I rode a 1 local train downtown to 59th Street Columbus Circle, and exited the 58th Street side where I encountered Vortex, a hammered stainless steel coil climbing 123 feet into the sky.
I looked up at it, semi-strained my neck and thought:
Me: Wow, that’s tall.
I highly doubt that it will be installed in any swell’s living room any time soon.
I walked four blocks north to the street divider at 62nd and Broadway where I saw a crouching figure called O Pensador that’s made from hammered copper.
It made me think of a wrinkled abstract Buddha and I felt immense relief that Cemin resisted producing a surreal sculpture of the prophet Muhammad.
At 66th Street I caught the uptown express to West 157th Street.
There, I observed a seven-foot tall dancing marble figure Cemin calls The Wind.
I think that others are referring to it as The Repository for Lost Keys.
Next, I caught a 1 local downtown and exited at 116th Street Columbia University. In the subway station, I saw a welded steel functional sculpture by Michelle Greene called Railrider’s Throne.
How predictable that a woman would create art that is both aesthetically pleasing and actually useful.
Back outside, I walked a block north to 117th Street and inspected Cemin’s hammered copper sculpture called Aphrodite standing nearly eight feet tall.

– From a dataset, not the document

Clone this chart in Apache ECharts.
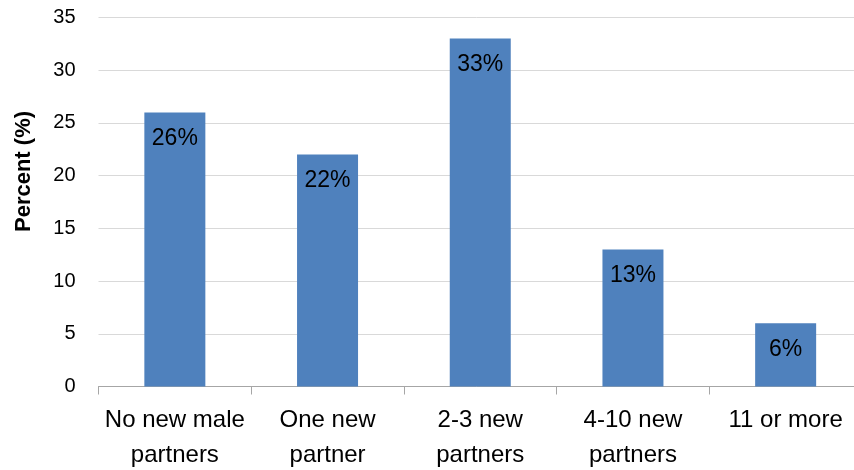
<!DOCTYPE html>
<html>
<head>
<meta charset="utf-8">
<script src="https://cdn.jsdelivr.net/npm/echarts@6/dist/echarts.min.js"></script>
<style>
  html, body { margin: 0; padding: 0; background: #ffffff; }
  #chart { width: 854px; height: 470px; }
</style>
</head>
<body>
<div id="chart"></div>
<script>
// Number of new male partners, share of respondents
const categories = ['No new male\npartners', 'One new\npartner', '2-3 new\npartners', '4-10 new\npartners', '11 or more'];
const percentValues = [26, 22, 33, 13, 6];
const yTicks = { min: 0, max: 35, interval: 5 };
const yAxisTitle = 'Percent (%)';

const FONT = '"Liberation Sans", Arial, sans-serif';

const chart = echarts.init(document.getElementById('chart'), null, { renderer: 'canvas' });

chart.setOption({
  animation: false,
  backgroundColor: '#ffffff',
  grid: {
    left: 98.5,
    right: -8,
    top: 17.5,
    bottom: 83.5,
    containLabel: false,
    outerBoundsMode: 'none'
  },
  xAxis: {
    type: 'category',
    data: categories,
    axisLine: { show: true, lineStyle: { color: '#a6a6a6', width: 1 } },
    axisTick: { show: true, length: 8, lineStyle: { color: '#a6a6a6' } },
    axisLabel: {
      color: '#000000',
      fontFamily: FONT,
      fontSize: 24,
      lineHeight: 35,
      margin: 16,
      interval: 0
    }
  },
  yAxis: {
    type: 'value',
    min: yTicks.min,
    max: yTicks.max,
    interval: yTicks.interval,
    axisLine: { show: false },
    axisTick: { show: false },
    splitLine: { show: true, lineStyle: { color: '#d9d9d9', width: 1 } },
    axisLabel: {
      color: '#000000',
      fontFamily: FONT,
      fontSize: 20,
      margin: 23
    }
  },
  graphic: [{
    type: 'text',
    x: 24,
    y: 171.5,
    rotation: Math.PI / 2,
    style: {
      text: yAxisTitle,
      fill: '#000000',
      font: 'bold 22px ' + FONT,
      align: 'center',
      verticalAlign: 'middle'
    }
  }],
  series: [{
    type: 'bar',
    data: percentValues,
    barWidth: 61,
    itemStyle: { color: '#4f81bd' },
    label: {
      show: true,
      position: 'insideTop',
      distance: 15,
      formatter: p => p.value + '%',
      color: '#000000',
      fontFamily: FONT,
      fontSize: 23
    }
  }]
});
</script>
</body>
</html>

Me: Small breasts, big hips.
Afterward, I hopped onto another 1 local heading downtown and exited at West 79th Street where I observed In the Center, a fourteen and a half foot tall hydrocal (that’s a William F. Buckley way of saying plaster of Paris), wood and metal behemoth in a gaucho hat holding a divining rod.
This sculpture reminded me of the strict Catholic clergy that were chasing the mischievous schoolboy, Guido, in Federico Fellini’s 8 ½. As much as part of me wanted to access my inner Guido and bolt from this monster, irrationally fearing that if it leaned forward it could impale me, the rest of me decided to relax and shoot these final images of this free exhibit that can be seen on the streets of Gotham City through mid-November.